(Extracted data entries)

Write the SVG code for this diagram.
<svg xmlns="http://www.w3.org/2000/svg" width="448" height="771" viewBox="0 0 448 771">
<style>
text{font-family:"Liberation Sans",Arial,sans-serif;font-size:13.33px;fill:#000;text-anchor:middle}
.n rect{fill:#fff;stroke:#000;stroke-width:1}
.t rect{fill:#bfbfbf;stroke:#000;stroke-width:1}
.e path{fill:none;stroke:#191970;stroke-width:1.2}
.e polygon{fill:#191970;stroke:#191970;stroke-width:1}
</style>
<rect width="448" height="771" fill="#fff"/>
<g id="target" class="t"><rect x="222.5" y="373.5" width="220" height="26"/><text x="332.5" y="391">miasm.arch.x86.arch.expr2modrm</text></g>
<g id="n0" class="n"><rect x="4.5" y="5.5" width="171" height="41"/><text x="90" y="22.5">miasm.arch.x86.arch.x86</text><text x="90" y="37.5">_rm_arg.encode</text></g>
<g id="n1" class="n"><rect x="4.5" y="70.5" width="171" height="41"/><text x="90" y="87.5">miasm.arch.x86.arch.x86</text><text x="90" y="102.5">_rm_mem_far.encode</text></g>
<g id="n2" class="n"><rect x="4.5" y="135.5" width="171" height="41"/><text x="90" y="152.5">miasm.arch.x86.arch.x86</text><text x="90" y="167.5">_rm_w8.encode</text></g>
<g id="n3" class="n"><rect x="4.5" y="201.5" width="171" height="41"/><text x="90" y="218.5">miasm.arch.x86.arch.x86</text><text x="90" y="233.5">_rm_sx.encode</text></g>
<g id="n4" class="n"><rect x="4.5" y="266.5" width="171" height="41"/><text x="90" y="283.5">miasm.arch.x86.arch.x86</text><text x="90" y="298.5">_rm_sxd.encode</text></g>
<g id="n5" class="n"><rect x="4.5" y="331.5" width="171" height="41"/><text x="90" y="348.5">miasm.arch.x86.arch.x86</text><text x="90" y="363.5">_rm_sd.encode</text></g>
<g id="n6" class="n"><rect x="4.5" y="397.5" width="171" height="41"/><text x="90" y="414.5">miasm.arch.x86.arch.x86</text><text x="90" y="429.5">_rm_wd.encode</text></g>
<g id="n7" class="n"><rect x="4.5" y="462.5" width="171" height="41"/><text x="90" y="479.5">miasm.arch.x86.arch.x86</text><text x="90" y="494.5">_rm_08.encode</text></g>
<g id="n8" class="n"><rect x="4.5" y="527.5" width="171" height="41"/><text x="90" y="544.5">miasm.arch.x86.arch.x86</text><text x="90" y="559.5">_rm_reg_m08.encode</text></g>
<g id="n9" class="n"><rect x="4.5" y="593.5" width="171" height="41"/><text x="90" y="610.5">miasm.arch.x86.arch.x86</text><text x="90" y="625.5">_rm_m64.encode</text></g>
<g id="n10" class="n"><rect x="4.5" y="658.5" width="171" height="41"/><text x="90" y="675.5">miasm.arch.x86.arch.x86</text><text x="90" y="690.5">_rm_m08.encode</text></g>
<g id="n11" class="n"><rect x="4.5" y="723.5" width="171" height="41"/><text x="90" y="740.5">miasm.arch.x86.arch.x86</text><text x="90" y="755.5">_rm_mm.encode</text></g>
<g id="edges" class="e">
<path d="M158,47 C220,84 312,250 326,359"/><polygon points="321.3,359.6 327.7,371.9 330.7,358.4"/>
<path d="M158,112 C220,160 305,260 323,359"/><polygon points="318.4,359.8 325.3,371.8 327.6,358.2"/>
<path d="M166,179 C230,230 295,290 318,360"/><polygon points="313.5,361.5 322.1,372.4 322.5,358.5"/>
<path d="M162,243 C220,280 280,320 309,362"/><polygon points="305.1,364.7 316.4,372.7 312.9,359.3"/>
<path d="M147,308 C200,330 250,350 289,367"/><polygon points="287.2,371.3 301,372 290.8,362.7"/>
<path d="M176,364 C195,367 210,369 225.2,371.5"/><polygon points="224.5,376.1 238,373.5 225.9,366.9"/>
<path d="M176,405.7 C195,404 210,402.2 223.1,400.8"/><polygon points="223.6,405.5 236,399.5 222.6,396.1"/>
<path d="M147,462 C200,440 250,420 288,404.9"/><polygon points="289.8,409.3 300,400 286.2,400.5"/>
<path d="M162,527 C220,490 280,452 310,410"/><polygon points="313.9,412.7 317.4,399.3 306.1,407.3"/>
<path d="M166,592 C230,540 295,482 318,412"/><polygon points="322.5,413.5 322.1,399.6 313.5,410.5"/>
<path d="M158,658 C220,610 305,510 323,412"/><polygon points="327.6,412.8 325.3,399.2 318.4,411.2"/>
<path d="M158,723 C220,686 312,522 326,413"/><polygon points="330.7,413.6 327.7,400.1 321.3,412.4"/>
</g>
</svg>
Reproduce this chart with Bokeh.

#### [The request]
Restate all of the entries exactly, please.

#### [The solution]
Write the SVG code for this diagram.
<svg xmlns="http://www.w3.org/2000/svg" width="448" height="771" viewBox="0 0 448 771">
<style>
text{font-family:"Liberation Sans",Arial,sans-serif;font-size:13.33px;fill:#000;text-anchor:middle}
.n rect{fill:#fff;stroke:#000;stroke-width:1}
.t rect{fill:#bfbfbf;stroke:#000;stroke-width:1}
.e path{fill:none;stroke:#191970;stroke-width:1.2}
.e polygon{fill:#191970;stroke:#191970;stroke-width:1}
</style>
<rect width="448" height="771" fill="#fff"/>
<g id="target" class="t"><rect x="222.5" y="373.5" width="220" height="26"/><text x="332.5" y="391">miasm.arch.x86.arch.expr2modrm</text></g>
<g id="n0" class="n"><rect x="4.5" y="5.5" width="171" height="41"/><text x="90" y="22.5">miasm.arch.x86.arch.x86</text><text x="90" y="37.5">_rm_arg.encode</text></g>
<g id="n1" class="n"><rect x="4.5" y="70.5" width="171" height="41"/><text x="90" y="87.5">miasm.arch.x86.arch.x86</text><text x="90" y="102.5">_rm_mem_far.encode</text></g>
<g id="n2" class="n"><rect x="4.5" y="135.5" width="171" height="41"/><text x="90" y="152.5">miasm.arch.x86.arch.x86</text><text x="90" y="167.5">_rm_w8.encode</text></g>
<g id="n3" class="n"><rect x="4.5" y="201.5" width="171" height="41"/><text x="90" y="218.5">miasm.arch.x86.arch.x86</text><text x="90" y="233.5">_rm_sx.encode</text></g>
<g id="n4" class="n"><rect x="4.5" y="266.5" width="171" height="41"/><text x="90" y="283.5">miasm.arch.x86.arch.x86</text><text x="90" y="298.5">_rm_sxd.encode</text></g>
<g id="n5" class="n"><rect x="4.5" y="331.5" width="171" height="41"/><text x="90" y="348.5">miasm.arch.x86.arch.x86</text><text x="90" y="363.5">_rm_sd.encode</text></g>
<g id="n6" class="n"><rect x="4.5" y="397.5" width="171" height="41"/><text x="90" y="414.5">miasm.arch.x86.arch.x86</text><text x="90" y="429.5">_rm_wd.encode</text></g>
<g id="n7" class="n"><rect x="4.5" y="462.5" width="171" height="41"/><text x="90" y="479.5">miasm.arch.x86.arch.x86</text><text x="90" y="494.5">_rm_08.encode</text></g>
<g id="n8" class="n"><rect x="4.5" y="527.5" width="171" height="41"/><text x="90" y="544.5">miasm.arch.x86.arch.x86</text><text x="90" y="559.5">_rm_reg_m08.encode</text></g>
<g id="n9" class="n"><rect x="4.5" y="593.5" width="171" height="41"/><text x="90" y="610.5">miasm.arch.x86.arch.x86</text><text x="90" y="625.5">_rm_m64.encode</text></g>
<g id="n10" class="n"><rect x="4.5" y="658.5" width="171" height="41"/><text x="90" y="675.5">miasm.arch.x86.arch.x86</text><text x="90" y="690.5">_rm_m08.encode</text></g>
<g id="n11" class="n"><rect x="4.5" y="723.5" width="171" height="41"/><text x="90" y="740.5">miasm.arch.x86.arch.x86</text><text x="90" y="755.5">_rm_mm.encode</text></g>
<g id="edges" class="e">
<path d="M158,47 C220,84 312,250 326,359"/><polygon points="321.3,359.6 327.7,371.9 330.7,358.4"/>
<path d="M158,112 C220,160 305,260 323,359"/><polygon points="318.4,359.8 325.3,371.8 327.6,358.2"/>
<path d="M166,179 C230,230 295,290 318,360"/><polygon points="313.5,361.5 322.1,372.4 322.5,358.5"/>
<path d="M162,243 C220,280 280,320 309,362"/><polygon points="305.1,364.7 316.4,372.7 312.9,359.3"/>
<path d="M147,308 C200,330 250,350 289,367"/><polygon points="287.2,371.3 301,372 290.8,362.7"/>
<path d="M176,364 C195,367 210,369 225.2,371.5"/><polygon points="224.5,376.1 238,373.5 225.9,366.9"/>
<path d="M176,405.7 C195,404 210,402.2 223.1,400.8"/><polygon points="223.6,405.5 236,399.5 222.6,396.1"/>
<path d="M147,462 C200,440 250,420 288,404.9"/><polygon points="289.8,409.3 300,400 286.2,400.5"/>
<path d="M162,527 C220,490 280,452 310,410"/><polygon points="313.9,412.7 317.4,399.3 306.1,407.3"/>
<path d="M166,592 C230,540 295,482 318,412"/><polygon points="322.5,413.5 322.1,399.6 313.5,410.5"/>
<path d="M158,658 C220,610 305,510 323,412"/><polygon points="327.6,412.8 325.3,399.2 318.4,411.2"/>
<path d="M158,723 C220,686 312,522 326,413"/><polygon points="330.7,413.6 327.7,400.1 321.3,412.4"/>
</g>
</svg>
Reproduce this chart with Bokeh.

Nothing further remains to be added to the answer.